Update on the UK´s Economy Following Brexit

 On June 23rd, the United Kingdom made a monumental decision to exit the European Union. However, the magnitude of impact which the Brexit will have on the British economy remains uncertain. Following the vote, significant increases were predicted in the UK’s economic welfare and consumer confidence, although future statistics may indicate otherwise. After a week of collecting official data, the numbers forecast that consumers are spending more, the value of the pound has weakened, and tourism has increased in the UK. Simultaneously, interest rates have taken a historical cut, while inflation has begun to rise.
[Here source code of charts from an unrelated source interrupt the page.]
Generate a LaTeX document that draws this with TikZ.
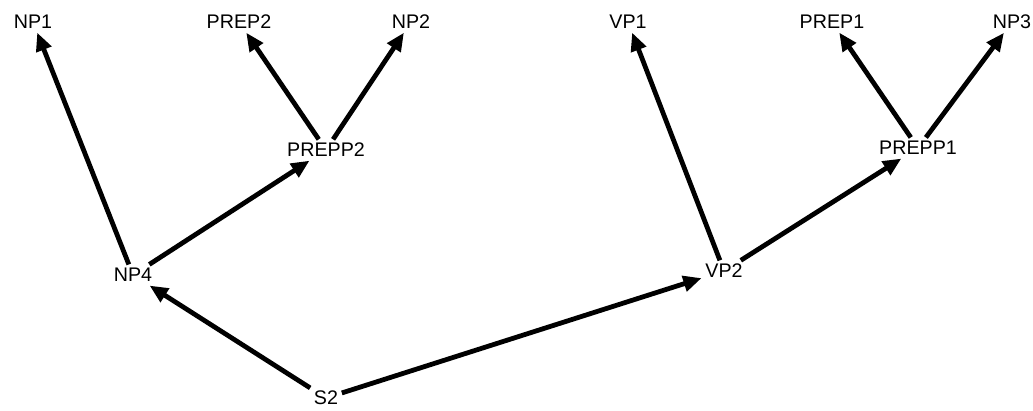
\documentclass[tikz,border=0pt]{standalone}
\usepackage{fontspec}
\setmainfont{Liberation Sans}
\usepackage{tikz}
\usetikzlibrary{arrows.meta, positioning}

\begin{document}
\begin{tikzpicture}[
  cat/.style={inner sep=2.5pt, font=\fontsize{14}{16}\selectfont},
  arrow/.style={-{Triangle[length=13pt, width=11pt]}, line width=3.4pt}
]
\useasboundingbox (0,0) rectangle (25.825,-10.275);

% top row
\node[cat] (np1) at (0.825,-0.55) {NP1};
\node[cat] (prep2) at (5.975,-0.55) {PREP2};
\node[cat] (np2) at (10.275,-0.55) {NP2};
\node[cat] (vp1) at (15.7,-0.55) {VP1};
\node[cat] (prep1) at (20.8,-0.55) {PREP1};
\node[cat] (np3) at (25.3,-0.55) {NP3};

% middle
\node[cat] (prepp2) at (8.15,-3.75) {PREPP2};
\node[cat] (prepp1) at (22.95,-3.7) {PREPP1};
\node[cat] (np4) at (3.325,-6.875) {NP4};
\node[cat] (vp2) at (18.1,-6.775) {VP2};

% root
\node[cat] (s2) at (8.15,-9.95) {S2};

\draw[arrow] (s2) -- (np4);
\draw[arrow] (s2) -- (vp2);
\draw[arrow] (np4) -- (np1);
\draw[arrow] (np4) -- (prepp2);
\draw[arrow] (prepp2) -- (prep2);
\draw[arrow] (prepp2) -- (np2);
\draw[arrow] (vp2) -- (vp1);
\draw[arrow] (vp2) -- (prepp1);
\draw[arrow] (prepp1) -- (prep1);
\draw[arrow] (prepp1) -- (np3);
\end{tikzpicture}
\end{document}
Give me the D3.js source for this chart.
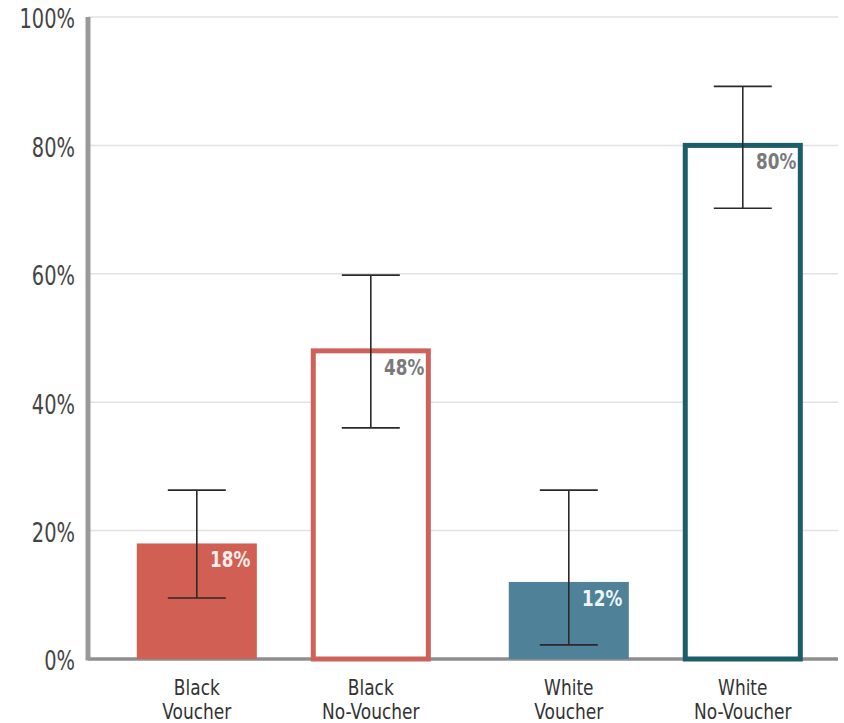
<!DOCTYPE html>
<html>
<head>
<meta charset="utf-8">
<script src="https://cdn.jsdelivr.net/npm/d3@7"></script>
<style>
  html, body { margin: 0; padding: 0; background: #fff; }
  svg { display: block; }
  text { font-family: "DejaVu Sans Condensed", "Liberation Sans Narrow", sans-serif; }
</style>
</head>
<body>
<svg id="chart" width="844" height="723"></svg>
<script>
// Share of applications, by race and voucher status
const groups = ["Black", "White"];
const statuses = ["Voucher", "No-Voucher"];
const categories = ["Black Voucher", "Black No-Voucher", "White Voucher", "White No-Voucher"];
const values = [18, 48, 12, 80];
const errLow = [9.5, 36, 2.2, 70.2];
const errHigh = [26.3, 59.8, 26.3, 89.2];
const yTicks = [0, 20, 40, 60, 80, 100];

const svg = d3.select("#chart");
const margin = { left: 88, right: 6, top: 17, bottom: 64 };
const W = 844, H = 723;

const y = d3.scaleLinear().domain([0, 100]).range([H - margin.bottom, margin.top]);

// outer band per race group, inner band per voucher status
const x0 = d3.scaleBand().domain(groups)
  .range([122, 817.6]).paddingInner(0.13).paddingOuter(0);
const x1 = d3.scaleBand().domain(statuses)
  .range([0, x0.bandwidth()]).paddingInner(0.31).paddingOuter(0.085);

const rows = categories.map((c, i) => ({
  name: c, group: groups[Math.floor(i / 2)], status: statuses[i % 2],
  value: values[i], lo: errLow[i], hi: errHigh[i]
}));
const bx = d => x0(d.group) + x1(d.status);
const bw = x1.bandwidth();

const styles = {
  "Black Voucher": { fill: "#d25f54", stroke: "none", label: "#fbeeec" },
  "Black No-Voucher": { fill: "#fff", stroke: "#cd625b", label: "#7a7a7a" },
  "White Voucher": { fill: "#4f8198", stroke: "none", label: "#eef4f7" },
  "White No-Voucher": { fill: "#fff", stroke: "#1c5d6a", label: "#7a7a7a" }
};
const outlined = d => styles[d.name].stroke !== "none";

// gridlines
svg.append("g").selectAll("line").data(yTicks.filter(t => t > 0)).join("line")
  .attr("x1", margin.left).attr("x2", W - margin.right)
  .attr("y1", d => y(d)).attr("y2", d => y(d))
  .attr("stroke", "#e2e2e2").attr("stroke-width", 1.5);

// y axis labels (narrowed horizontally)
const yAxis = svg.append("g").attr("transform", `translate(${margin.left},0)`)
  .call(d3.axisLeft(y).tickValues(yTicks).tickFormat(d => d + "%").tickSize(0).tickPadding(0));
yAxis.select(".domain").remove();
yAxis.selectAll("text")
  .attr("x", 0).attr("dy", "0.4em")
  .attr("transform", "translate(-13,0) scale(0.8,1)")
  .attr("font-size", 27).attr("fill", "#444");

// axis lines
svg.append("line")
  .attr("x1", margin.left).attr("x2", W - margin.right)
  .attr("y1", y(0)).attr("y2", y(0))
  .attr("stroke", "#8e8e8e").attr("stroke-width", 3.5);
svg.append("line")
  .attr("x1", margin.left).attr("x2", margin.left)
  .attr("y1", y(100)).attr("y2", y(0) + 1.5)
  .attr("stroke", "#999").attr("stroke-width", 5);

// bars
const sw = 5;
svg.append("g").selectAll("rect").data(rows).join("rect")
  .attr("x", d => outlined(d) ? bx(d) + sw / 2 : bx(d))
  .attr("width", d => outlined(d) ? bw - sw : bw)
  .attr("y", d => y(d.value))
  .attr("height", d => y(0) - y(d.value))
  .attr("fill", d => styles[d.name].fill)
  .attr("stroke", d => styles[d.name].stroke)
  .attr("stroke-width", sw);

// error bars
const eb = svg.append("g").attr("stroke", "#2a2a2a").attr("stroke-width", 1.6);
rows.forEach(d => {
  const cx = bx(d) + bw / 2;
  const cap = 29;
  eb.append("line").attr("x1", cx).attr("x2", cx).attr("y1", y(d.hi)).attr("y2", y(d.lo));
  eb.append("line").attr("x1", cx - cap).attr("x2", cx + cap).attr("y1", y(d.hi)).attr("y2", y(d.hi));
  eb.append("line").attr("x1", cx - cap).attr("x2", cx + cap).attr("y1", y(d.lo)).attr("y2", y(d.lo));
});

// value labels
svg.append("g").selectAll("text").data(rows).join("text")
  .attr("transform", d => `translate(${bx(d) + bw - 6.5},${y(d.value) + 24}) scale(0.85,1)`)
  .attr("text-anchor", "end")
  .attr("font-size", 22).attr("font-weight", "bold")
  .attr("fill", d => styles[d.name].label)
  .text(d => d.value + "%");

// category labels, two lines each
const xg = svg.append("g").selectAll("g").data(rows).join("g")
  .attr("transform", d => `translate(${bx(d) + bw / 2},${y(0) + 36}) scale(0.9,1)`)
  .attr("text-anchor", "middle")
  .attr("font-size", 21).attr("fill", "#333");
xg.append("text").attr("y", 0).text(d => d.group);
xg.append("text").attr("y", 24).text(d => d.status);
</script>
</body>
</html>
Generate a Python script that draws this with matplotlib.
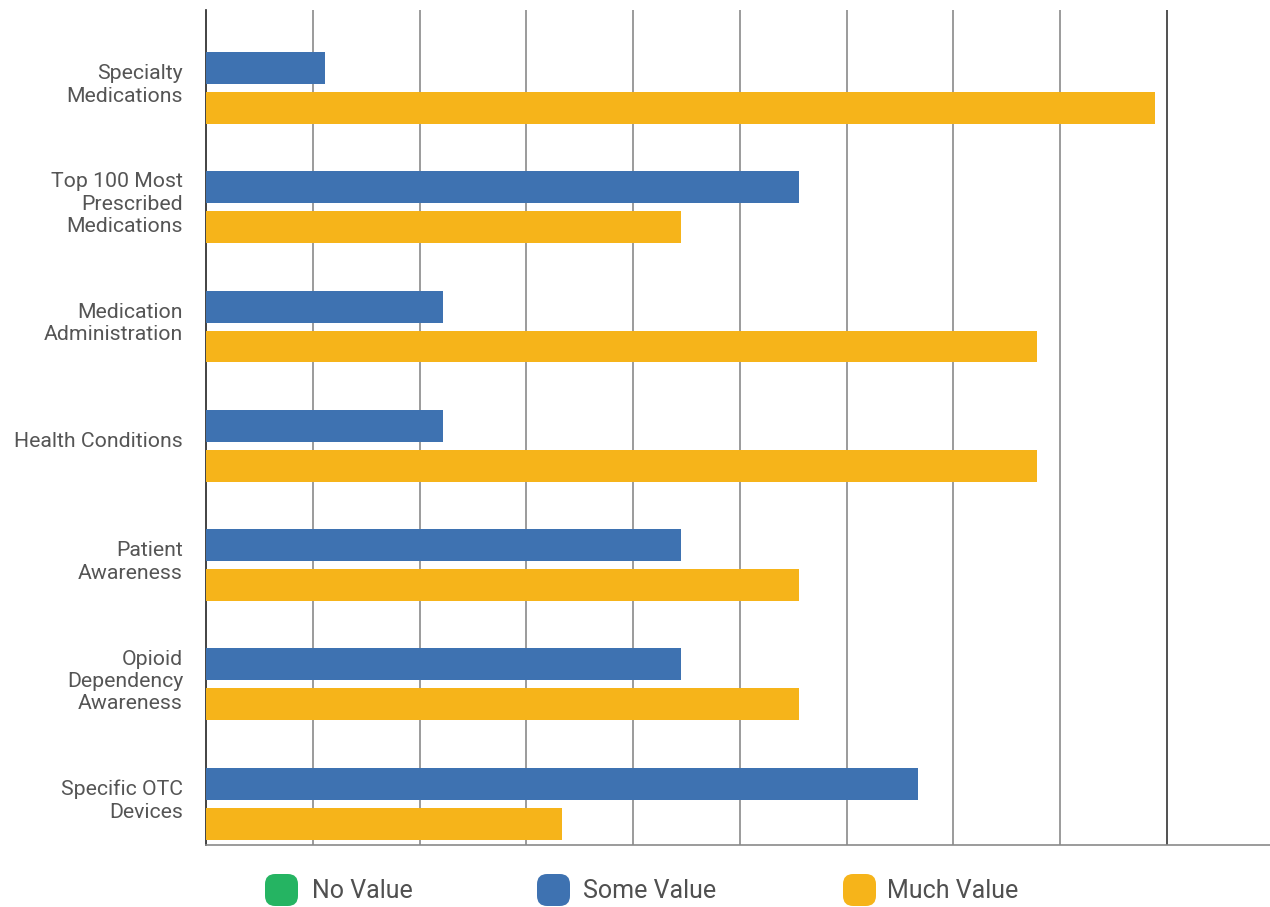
import matplotlib
matplotlib.use("Agg")
import matplotlib.pyplot as plt
from matplotlib.patches import FancyBboxPatch
import numpy as np

categories = ["Specialty\nMedications", "Top 100 Most\nPrescribed\nMedications",
              "Medication\nAdministration", "Health Conditions", "Patient\nAwareness",
              "Opioid\nDependency\nAwareness", "Specific OTC\nDevices"]
no_value = [0, 0, 0, 0, 0, 0, 0]
some_value = [1, 5, 2, 2, 4, 4, 6]
much_value = [8, 4, 7, 7, 5, 5, 3]
series_names = ["No Value", "Some Value", "Much Value"]
colors = ["#25b462", "#3e72b1", "#f6b41a"]

W, H = 1270, 907
fig = plt.figure(figsize=(W / 100, H / 100), dpi=100)
ax = fig.add_axes([206 / W, 1 - 845 / H, (1270 - 206) / W, (845 - 10) / H])

n = len(categories)
base = np.arange(n) + 0.486
bh = 0.268
off = 0.335
for vals, c, o in zip([no_value, some_value, much_value], colors, [-off, 0, off]):
    ax.barh(base + o, vals, height=bh, color=c, zorder=3)

ax.set_ylim(n, 0)
ax.set_xlim(0, 8.968)
ax.set_yticks(np.arange(n) + 0.598)
ax.set_yticklabels(categories, fontfamily="Roboto", fontsize=15.3, color="#555555",
                   linespacing=1.22)
ax.tick_params(axis="y", length=0, pad=16.5)
ax.set_xticks([])
for k in range(1, 10):
    ax.axvline(0.9 * k, color="#333333" if k == 9 else "#8a8a8a", lw=1.2, zorder=1)

for s in ["top", "right"]:
    ax.spines[s].set_visible(False)
ax.spines["left"].set_color("#222222")
ax.spines["left"].set_linewidth(1.2)
ax.spines["bottom"].set_color("#8a8a8a")
ax.spines["bottom"].set_linewidth(1.2)

# legend
marker_x = [265, 537, 843]
text_x = [312, 583, 887]
for name, c, mx, tx in zip(series_names, colors, marker_x, text_x):
    p = FancyBboxPatch((mx / W, 1 - 906 / H), 33 / W, 32 / H,
                       boxstyle="round,pad=0,rounding_size=0.008",
                       transform=fig.transFigure, facecolor=c, edgecolor="none",
                       mutation_aspect=W / H)
    fig.add_artist(p)
    fig.text(tx / W, 1 - 891 / H, name, fontfamily="Roboto", fontsize=18,
             color="#505050", va="center", ha="left")

fig.savefig("out.png", dpi=100)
The Bank of England has since performed multiple tasks attempting to boost the economy of the UK. By cutting interest rates from 0.5% to 0.25%, the Bank of England hopes to influence banks contemplating lower interest rates on households and businesses, as well as encourage investment and spending. In addition to the cut in interest rates, following the vote, the value of sterling has dropped significantly. Just over a year ago, the pound was worth $1.57 against the dollar, whereas a new study reflects a current worth of $1.30. In one year it has dropped 14% against the euro. The significant 17% fall in currency coincides with increased tourism in the UK. Cheaper sterling has boosted the tourism sector, and a recent study shows there were 4.3% more flights booked to the UK than in the previous year. Tourism is a crucial component of the UK’s economy, as it is the UK’s seventh biggest export earner and third biggest employer.

 

Although the UK’s inflation rate of 0.6% remains relatively low, far below the Bank of England's targeted 2% rate, July marked the highest inflation rate level in 20 months. Economists warn of an impending increase in prices, an effect of the falling value of the pound. The drop in the UK currency paves the way for more expensive imports, which eventually results in a cost increase to consumers. The Bank of England predicts an inflation rate of 2.4% within the next two years.

 

Despite many uncertainties, it has been concluded the Brexit has drastically changed the UK’s economy, and will continue to do so in upcoming months.